Dean Street Townhouse
I love brunch. It is my favourite meal of the day. I wish I could have brunch every day, but sadly it just doesn’t fit in with the conventional office working day… meaning I have to reserve it as a frequent weekend treat! My brunch penchant had already sprouted in London – living in Hoxton, I frequented Bills on Hoxton Square and occasionally, when the queue wasn’t too long, dived into the Breakfast Club, as well as venturing further afield for the perfect poached eggs on toast. Of course, there was plenty more to be explored in that area, but I didn’t make the most of what was on offer in my brief six months residing there.
However, my brunch habit really blossomed when I moved to Sydney in April 2014. Sydney must be the brunch capital of the world. Brunch is a way of life there – you really are spoilt for choice. I sampled quite a few in my six month stint, but my personal favourites were Indigo in Double Bay (get there early though, you’ll have to wait for a table in any event), the Grounds in Alexandria (a really organic brunch experience and beyond amazing coffee), and, partly because of its convenience for where I was based, The Fine Food Store in the Rocks.
Walking through Leicester Square and the edges of Soho at 10.30 on a Sunday morning was a rather surreal experience. The neon lights were off, the majority of the restaurants and bars were closed and the telltale remnants of a good night out dotted and adorned the gritty roads. There was hardly anyone around – and for the first time, as I walked, I looked up. Usually you have to watch your feet and dodge the endless crowds in this area, but at this time in the morning you can really appreciate what’s around you. It had never really occurred to me before that people actually live in Soho. Of course I knew they did, but it took the sight of a woman leaning out of a top story window, smoking a cigarette to bring that home. Soho is eclectic, interesting, diverse and dynamic – why wouldn’t you want to live there? But it’s also busy and noisy and frantic and harsh… so why would you? I always get the sense that I’m entering in a secret little community when I go into Soho – it’s somewhere anyone can go, but only a few really know.

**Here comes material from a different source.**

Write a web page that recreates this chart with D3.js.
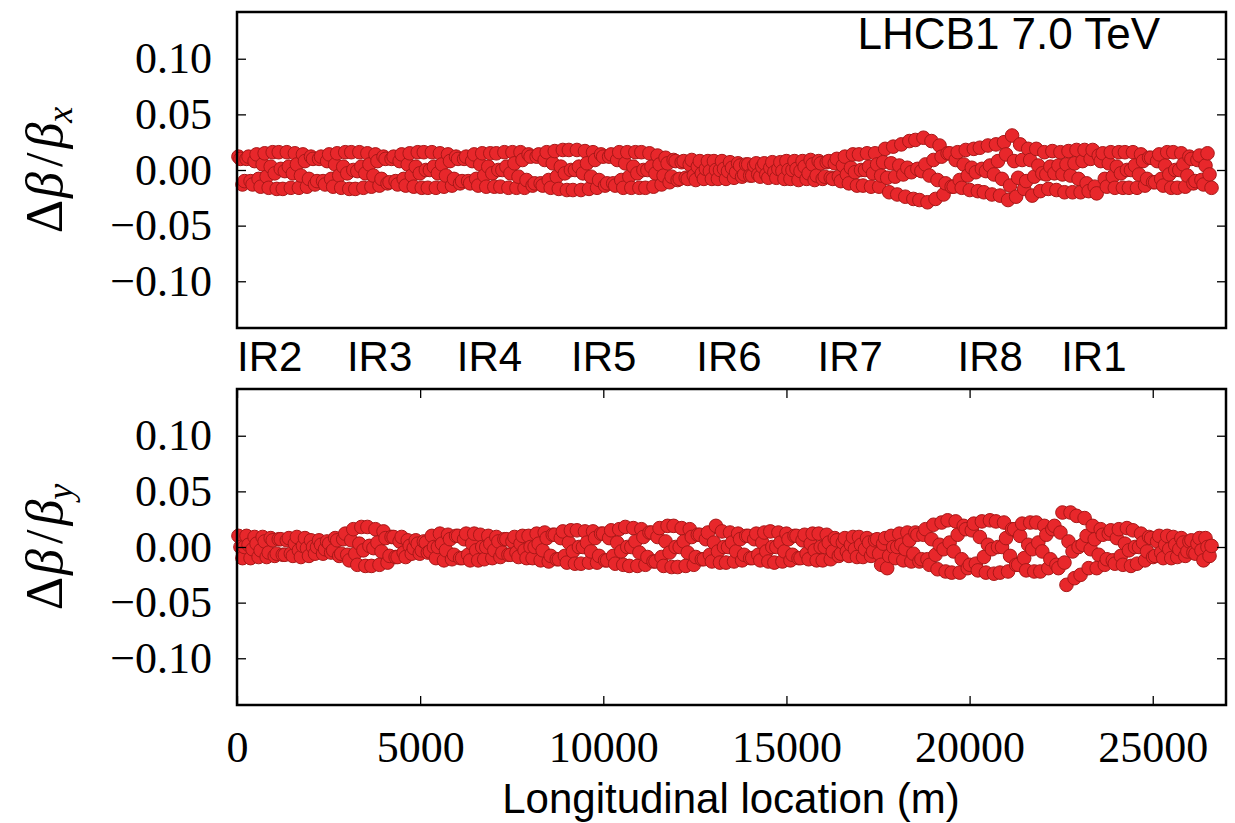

The Dean Street Townhouse is described as an institution among Londoners in the Evening Standard’s brief recommendation (if you’re ever looking for somewhere to brunch, this article is very useful). A slim little terrace borders its plot, where you can sit out, sipping on something and watch Soho pass you by. As you head inside, the change in light (it was a bright sunny morning) takes some adjusting – but this dim lighting makes this place perfect for anyone suffering a hangover. And, if you’re a subscriber to the hair of the dog philosophy, you will be pleased to be greeted by the bountiful Bloody Mary trolley, adorned with Grey Goose vodka, fresh tomatoes, celery and peppers, and flanked by freshly baked assorted pastries and gleaming green apples.
The combination of crisp white table cloths, tiles and hardwood flooring and the delicate clinking of glass give the Dean Street Townhouse a relaxed and classic ambience. I ordered a freshly squeezed pink grapefruit juice (no vodka martinis at this time in the morning!) which was so fresh that there were actually grapefruit seeds slipping about in the glass, and a coffee. The breakfast menu seems to be designed to read as if you’re having a 3 course meal, and the prices match the portions.

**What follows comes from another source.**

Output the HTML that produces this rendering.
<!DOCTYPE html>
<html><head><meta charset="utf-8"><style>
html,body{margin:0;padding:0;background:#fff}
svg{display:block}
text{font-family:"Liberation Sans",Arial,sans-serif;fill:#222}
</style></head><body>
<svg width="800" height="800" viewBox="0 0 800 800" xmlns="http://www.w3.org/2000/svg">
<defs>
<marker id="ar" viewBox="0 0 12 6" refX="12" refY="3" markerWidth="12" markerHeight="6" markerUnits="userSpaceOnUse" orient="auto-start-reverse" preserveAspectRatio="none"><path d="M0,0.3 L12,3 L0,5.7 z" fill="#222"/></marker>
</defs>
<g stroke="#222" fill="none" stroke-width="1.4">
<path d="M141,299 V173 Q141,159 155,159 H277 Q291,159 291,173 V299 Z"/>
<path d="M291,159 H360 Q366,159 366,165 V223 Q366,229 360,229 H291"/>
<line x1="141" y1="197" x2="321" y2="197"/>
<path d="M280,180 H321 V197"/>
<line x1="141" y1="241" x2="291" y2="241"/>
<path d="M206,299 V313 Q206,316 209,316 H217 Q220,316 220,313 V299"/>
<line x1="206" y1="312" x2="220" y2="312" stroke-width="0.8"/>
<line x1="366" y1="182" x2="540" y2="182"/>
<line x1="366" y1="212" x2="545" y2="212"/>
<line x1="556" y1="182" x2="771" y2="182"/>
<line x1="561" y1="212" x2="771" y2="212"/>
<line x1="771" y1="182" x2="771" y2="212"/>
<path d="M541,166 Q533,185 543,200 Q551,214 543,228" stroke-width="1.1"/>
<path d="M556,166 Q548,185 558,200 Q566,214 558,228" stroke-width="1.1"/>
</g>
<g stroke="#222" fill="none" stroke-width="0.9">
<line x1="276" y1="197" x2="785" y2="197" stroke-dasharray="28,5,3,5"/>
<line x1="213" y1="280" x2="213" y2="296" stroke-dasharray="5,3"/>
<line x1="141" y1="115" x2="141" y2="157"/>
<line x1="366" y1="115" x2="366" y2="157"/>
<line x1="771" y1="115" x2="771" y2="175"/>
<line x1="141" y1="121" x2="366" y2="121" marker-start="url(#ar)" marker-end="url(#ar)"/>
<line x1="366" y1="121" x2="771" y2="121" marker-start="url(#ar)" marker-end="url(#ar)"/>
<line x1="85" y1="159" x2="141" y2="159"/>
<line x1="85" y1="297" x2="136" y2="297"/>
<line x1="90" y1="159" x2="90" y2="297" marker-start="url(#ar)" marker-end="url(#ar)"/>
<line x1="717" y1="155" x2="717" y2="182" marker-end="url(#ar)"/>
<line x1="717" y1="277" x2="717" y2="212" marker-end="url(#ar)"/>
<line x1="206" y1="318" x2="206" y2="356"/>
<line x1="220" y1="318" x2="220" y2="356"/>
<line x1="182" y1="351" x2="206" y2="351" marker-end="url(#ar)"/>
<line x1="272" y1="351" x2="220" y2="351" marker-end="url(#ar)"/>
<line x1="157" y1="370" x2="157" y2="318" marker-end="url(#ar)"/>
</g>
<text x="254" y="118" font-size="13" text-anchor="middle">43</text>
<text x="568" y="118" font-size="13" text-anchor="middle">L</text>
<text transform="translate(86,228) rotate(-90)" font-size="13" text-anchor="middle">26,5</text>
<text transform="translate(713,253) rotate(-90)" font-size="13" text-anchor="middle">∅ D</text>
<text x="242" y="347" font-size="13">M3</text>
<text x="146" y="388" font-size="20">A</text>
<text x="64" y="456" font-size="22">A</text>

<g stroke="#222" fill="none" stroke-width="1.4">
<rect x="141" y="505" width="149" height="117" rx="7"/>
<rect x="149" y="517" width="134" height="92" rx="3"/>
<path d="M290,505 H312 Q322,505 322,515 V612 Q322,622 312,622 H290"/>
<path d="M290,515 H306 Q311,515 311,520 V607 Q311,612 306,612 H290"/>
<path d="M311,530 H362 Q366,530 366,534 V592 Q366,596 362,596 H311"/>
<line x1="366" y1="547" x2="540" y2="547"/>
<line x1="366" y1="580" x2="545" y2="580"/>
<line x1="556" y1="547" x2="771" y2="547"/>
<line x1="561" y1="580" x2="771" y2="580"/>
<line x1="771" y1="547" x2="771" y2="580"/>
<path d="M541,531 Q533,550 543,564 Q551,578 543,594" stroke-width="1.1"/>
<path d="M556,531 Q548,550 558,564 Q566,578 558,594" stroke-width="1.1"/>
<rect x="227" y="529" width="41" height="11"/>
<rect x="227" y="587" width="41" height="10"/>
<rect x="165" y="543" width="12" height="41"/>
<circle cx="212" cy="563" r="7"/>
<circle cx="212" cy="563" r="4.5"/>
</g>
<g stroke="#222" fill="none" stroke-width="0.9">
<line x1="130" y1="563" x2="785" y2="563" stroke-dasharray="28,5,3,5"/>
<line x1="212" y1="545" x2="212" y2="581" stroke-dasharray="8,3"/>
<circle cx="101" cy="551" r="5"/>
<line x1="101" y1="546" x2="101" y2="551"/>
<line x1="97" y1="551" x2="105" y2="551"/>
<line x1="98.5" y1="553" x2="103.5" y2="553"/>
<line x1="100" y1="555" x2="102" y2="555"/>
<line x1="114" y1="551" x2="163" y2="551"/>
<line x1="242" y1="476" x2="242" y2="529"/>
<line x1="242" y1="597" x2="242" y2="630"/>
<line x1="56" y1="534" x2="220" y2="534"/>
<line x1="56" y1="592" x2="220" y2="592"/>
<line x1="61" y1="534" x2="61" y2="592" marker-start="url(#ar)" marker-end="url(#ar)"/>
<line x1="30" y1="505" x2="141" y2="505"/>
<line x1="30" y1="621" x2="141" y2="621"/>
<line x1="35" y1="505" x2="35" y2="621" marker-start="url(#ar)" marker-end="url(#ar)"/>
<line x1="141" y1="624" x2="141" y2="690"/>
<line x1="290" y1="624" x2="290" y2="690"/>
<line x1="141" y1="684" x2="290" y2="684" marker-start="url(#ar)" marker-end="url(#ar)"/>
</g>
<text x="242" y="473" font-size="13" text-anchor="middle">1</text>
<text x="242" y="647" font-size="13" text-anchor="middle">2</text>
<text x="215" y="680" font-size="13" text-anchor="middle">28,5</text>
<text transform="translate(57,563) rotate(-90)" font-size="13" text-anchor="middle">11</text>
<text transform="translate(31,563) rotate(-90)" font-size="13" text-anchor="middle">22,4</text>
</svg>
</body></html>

To start, then, my Aussie brunch buddy Stephanie and I shared some toasted crumpets, which were deliciously drowned in slightly salted butter. They bring you more butter too – absolute butter overload. Heaven.
For main course, I ordered the avocado with a poached egg, and a side of grilled tomatoes. As I said, the portion sizes are slightly smaller – both my main and the eggs benedict which Stephanie ordered came with only one egg, although you could double up if you wanted, and this would double the price of your dishes. The avocado was mashed but not to the point of it being a mushy pulp, and it was fantastically seasoned with zingy citrus juices, peppers and herbs. I’m not sure how they did it, but they also managed to prevent my toast from becoming too soggy due to the avocado.
To finish, we just had some jasmine tea – we were so full by this point that a final course of pastries or pancakes was just impossible, although, as I alluded to earlier, the pastries looked sumptuously fresh and flaky. At the weekend, table bookings are for 2 hours, but this is plenty of time and we didn’t feel rushed to finish or leave quickly. We also had no trouble getting a reservation relatively late in the week either – you need to plan your brunches two weeks in advance if you want to dine at some of the other buzzing brunch bistros of London. For a classy classic, the Dean Street Townhouse is just the ticket, and when you leave and step back it into the sharp sunlight onto the Soho streets, you feel like you’ve passed the morning somewhere altogether more refined and other-worldly.